28 февраля
Сегодня днем на репетиции «Наташи» (4-й акт) В.Э., увидев меня в глубине зала, подсаживается ко мне и все время тихонько комментирует течение репетиции. Он все еще не курит и, хотя заметно от этого страдает, все же за работой кажется счастливым и почти беспечным.
«Как сложен творческий процесс. Делаешь одновременно две работы и видишь, как все найденное в “Борисе” переливается сюда, как в сообщающихся сосудах... Правда, это видно? Да? И тут вдруг запахло пушкинской лапидарностью».
Я комментирую, и он доволен. Я угадываю его замыслы, чего он добивается.

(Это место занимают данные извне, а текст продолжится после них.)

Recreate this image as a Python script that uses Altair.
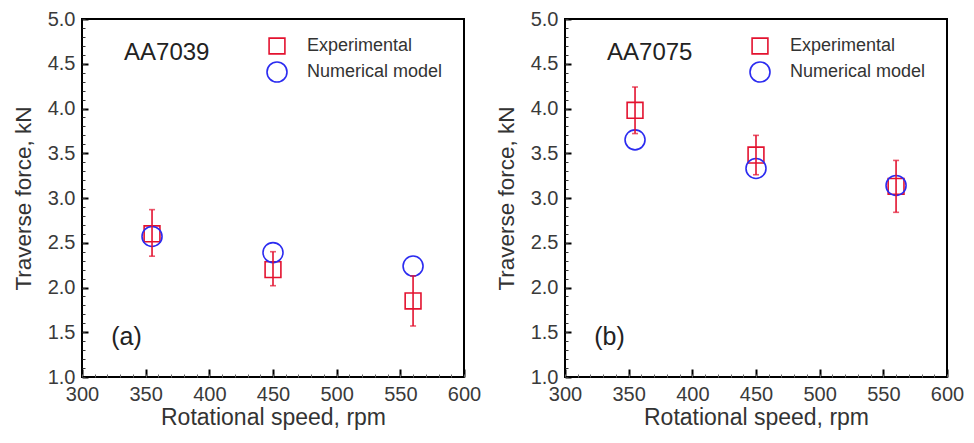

В перерывах говорим о «злобах дня» — о критике Пастернака, о выступлении В.Э. на конференции пушкинистов в ВТО, которым он очень доволен сам, и о плане книги «Пушкин и театр» (который В.Э. понравился: по его словам, он уже все время о ней думает), и о сегодняшней статье в «Правде» о политической поэзии, где опять бранят Бухарина и его «влияние» на книжку Селивановского («презренного троцкиста, исключенного из партии») и достается Е.Усиевич за покровительство П.Васильеву («оголтелому врагу»). В.Э. спрашивает меня, знал ли я Васильева. Я рассказываю ему об антисемитском скандале в ресторане Дома Герцена, свидетелем которого я однажды был, и о разговорах с Васильевым. В.Э. рассказал мне, что сейчас уже не первый день идет пленум ЦК «об итогах процесса».
Вот где разгадка обострения проработочной кампании в литературе <...>
Вечером на спектакле. Л.В. не вижу. Я уже очень скучаю по ней.
После спектакля пьем пиво в «Национале» с Борей Равенских. Он не глуп, но очень темен и попросту неинтеллигентен. О «девочках» говорит с таким цинизмом, что я начинаю себе казаться каким-то Новалисом.